BEGIN

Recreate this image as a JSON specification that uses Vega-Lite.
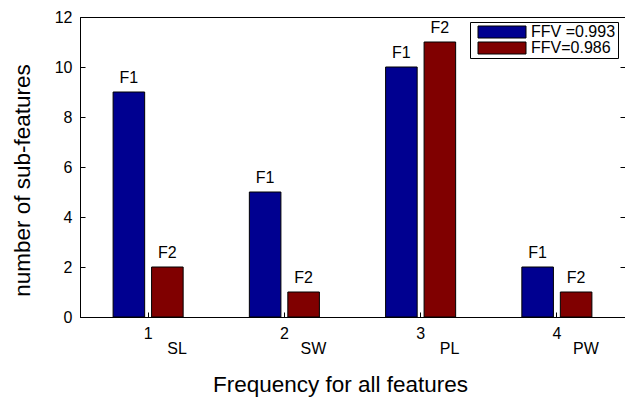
{
  "$schema": "https://vega.github.io/schema/vega-lite/v6.json",
  "width": 545,
  "height": 300,
  "autosize": {"type": "none"},
  "padding": {"left": 80, "top": 17, "right": 0, "bottom": 83},
  "config": {
    "view": {"stroke": "black", "strokeWidth": 1},
    "font": "Liberation Sans",
    "axis": {
      "domainColor": "black", "tickColor": "black", "labelColor": "black", "titleColor": "black",
      "labelFont": "Liberation Sans", "titleFont": "Liberation Sans",
      "labelFontSize": 16, "titleFontSize": 22.5, "titleFontWeight": "normal", "grid": false
    }
  },
  "data": {
    "values": [
      {"group": 1, "series": "FFV =0.993", "tag": "F1", "count": 9},
      {"group": 1, "series": "FFV=0.986", "tag": "F2", "count": 2},
      {"group": 2, "series": "FFV =0.993", "tag": "F1", "count": 5},
      {"group": 2, "series": "FFV=0.986", "tag": "F2", "count": 1},
      {"group": 3, "series": "FFV =0.993", "tag": "F1", "count": 10},
      {"group": 3, "series": "FFV=0.986", "tag": "F2", "count": 11},
      {"group": 4, "series": "FFV =0.993", "tag": "F1", "count": 2},
      {"group": 4, "series": "FFV=0.986", "tag": "F2", "count": 1}
    ]
  },
  "encoding": {
    "xOffset": {"field": "series", "type": "nominal", "scale": {"paddingInner": 0.18, "paddingOuter": 0.86}}
  },
  "layer": [
    {
      "mark": {"type": "bar", "stroke": "black", "strokeWidth": 1},
      "encoding": {
        "x": {
          "field": "group", "type": "ordinal",
          "scale": {"type": "band", "paddingInner": 0, "paddingOuter": 0},
          "axis": {"title": null, "orient": "bottom", "labelAngle": 0, "tickSize": -5, "labelPadding": 13}
        },
        "y": {
          "field": "count", "type": "quantitative",
          "scale": {"domain": [0, 12], "nice": false},
          "axis": {"orient": "left", "values": [0, 2, 4, 6, 8, 10, 12], "title": "number of sub-features", "tickSize": -5, "labelPadding": 13, "titlePadding": 20, "titleY": 163}
        },
        "color": {
          "field": "series", "type": "nominal",
          "scale": {"domain": ["FFV =0.993", "FFV=0.986"], "range": ["#000090", "#800000"]},
          "legend": {
            "title": null, "orient": "none", "legendX": 390, "legendY": 5,
            "strokeColor": "black", "fillColor": "white", "padding": 2, "cornerRadius": 0,
            "symbolType": "M-4,-1H4V1H-4Z", "symbolSize": 144, "symbolOffset": 22,
            "symbolStrokeColor": "black", "symbolStrokeWidth": 1,
            "labelFontSize": 16, "labelFont": "Liberation Sans", "labelColor": "black",
            "rowPadding": 0, "labelOffset": 21
          }
        }
      }
    },
    {
      "mark": {"type": "text", "baseline": "bottom", "dy": -6, "fontSize": 16, "font": "Liberation Sans", "color": "black"},
      "encoding": {
        "x": {
          "field": "group", "type": "ordinal",
          "scale": {"type": "band", "paddingInner": 0, "paddingOuter": 0},
          "axis": {
            "title": "Frequency for all features", "orient": "bottom", "labelAngle": 0,
            "ticks": false, "domain": false, "labelPadding": 23, "labelOffset": 29, "titlePadding": 17, "titleX": 260,
            "labelExpr": "['SL','SW','PL','PW'][datum.value - 1]"
          }
        },
        "y": {
          "field": "count", "type": "quantitative",
          "axis": {"orient": "right", "values": [0, 2, 4, 6, 8, 10, 12], "labels": false, "domain": false, "title": null, "tickSize": -5}
        },
        "text": {"field": "tag"}
      }
    }
  ],
  "resolve": {"axis": {"x": "independent", "y": "independent"}}
}
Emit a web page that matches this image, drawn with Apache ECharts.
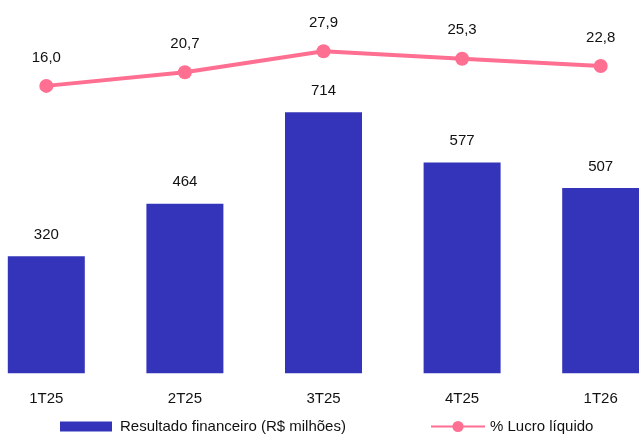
<!DOCTYPE html>
<html>
<head>
<meta charset="utf-8">
<script src="https://cdn.jsdelivr.net/npm/echarts@6/dist/echarts.min.js"></script>
<style>
html,body{margin:0;padding:0;background:#fff;overflow:hidden;width:639px;height:439px;}
#chart{position:absolute;left:-23px;top:0;width:693px;height:439px;}
</style>
</head>
<body>
<div id="chart"></div>
<script>
const categories = ['1T25', '2T25', '3T25', '4T25', '1T26'];
const resultadoFinanceiro = [320, 464, 714, 577, 507];
const lucroLiquidoPct = [16.0, 20.7, 27.9, 25.3, 22.8];
const seriesNames = ['Resultado financeiro (R$ milhões)', '% Lucro líquido'];

const FONT = 'Liberation Sans, Arial, sans-serif';
const BAR_COLOR = '#3434BB';
const LINE_COLOR = '#FF6F91';
const OFFSET = 23; // chart div is shifted 23px to the left

const chart = echarts.init(document.getElementById('chart'), null, {renderer: 'canvas'});
chart.setOption({
  animation: false,
  backgroundColor: '#ffffff',
  textStyle: {fontFamily: FONT},
  grid: {left: 0, right: 0, top: 20, bottom: 65.7, containLabel: false},
  legend: [
    {
      data: [seriesNames[0]],
      left: 60 + OFFSET, top: 419,
      itemWidth: 52, itemHeight: 10,
      icon: 'rect',
      textStyle: {fontSize: 15, color: '#111', fontFamily: FONT, padding: [0, 0, 0, 3]},
      itemGap: 5, padding: 0
    },
    {
      data: [seriesNames[1]],
      left: 430 + OFFSET, top: 419,
      itemWidth: 54, itemHeight: 14,
      textStyle: {fontSize: 15, color: '#111', fontFamily: FONT},
      padding: 0
    }
  ],
  xAxis: {
    type: 'category',
    data: categories,
    axisLine: {show: false},
    axisTick: {show: false},
    axisLabel: {fontSize: 15, color: '#111', margin: 18, fontFamily: FONT},
    splitLine: {show: false}
  },
  yAxis: [
    {type: 'value', min: 0, max: 966.6, show: false, splitLine: {show: false}},
    {type: 'value', min: -82.6, max: 38.6, show: false, splitLine: {show: false}}
  ],
  series: [
    {
      name: seriesNames[0],
      type: 'bar',
      yAxisIndex: 0,
      data: resultadoFinanceiro,
      barWidth: 77,
      itemStyle: {color: BAR_COLOR},
      label: {
        show: true, position: 'top', distance: 14,
        fontSize: 15, color: '#111', fontFamily: FONT,
        formatter: p => String(p.value)
      }
    },
    {
      name: seriesNames[1],
      type: 'line',
      yAxisIndex: 1,
      data: lucroLiquidoPct,
      symbol: 'circle',
      symbolSize: 14,
      lineStyle: {color: LINE_COLOR, width: 4},
      itemStyle: {color: LINE_COLOR},
      label: {
        show: true, position: 'top', distance: 14,
        fontSize: 15, color: '#111', fontFamily: FONT,
        formatter: p => p.value.toFixed(1).replace('.', ',')
      }
    }
  ]
});
</script>
</body>
</html>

END

(EXERCISE)
Leaving the pictures out, write out exactly the lines from the line containing "Emit a web page" through the line containing "const OFFSET = 23;", both included.

(RESULT FOR THIS EXERCISE)
Emit a web page that matches this image, drawn with Apache ECharts.
<!DOCTYPE html>
<html>
<head>
<meta charset="utf-8">
<script src="https://cdn.jsdelivr.net/npm/echarts@6/dist/echarts.min.js"></script>
<style>
html,body{margin:0;padding:0;background:#fff;overflow:hidden;width:639px;height:439px;}
#chart{position:absolute;left:-23px;top:0;width:693px;height:439px;}
</style>
</head>
<body>
<div id="chart"></div>
<script>
const categories = ['1T25', '2T25', '3T25', '4T25', '1T26'];
const resultadoFinanceiro = [320, 464, 714, 577, 507];
const lucroLiquidoPct = [16.0, 20.7, 27.9, 25.3, 22.8];
const seriesNames = ['Resultado financeiro (R$ milhões)', '% Lucro líquido'];

const FONT = 'Liberation Sans, Arial, sans-serif';
const BAR_COLOR = '#3434BB';
const LINE_COLOR = '#FF6F91';
const OFFSET = 23; // chart div is shifted 23px to the left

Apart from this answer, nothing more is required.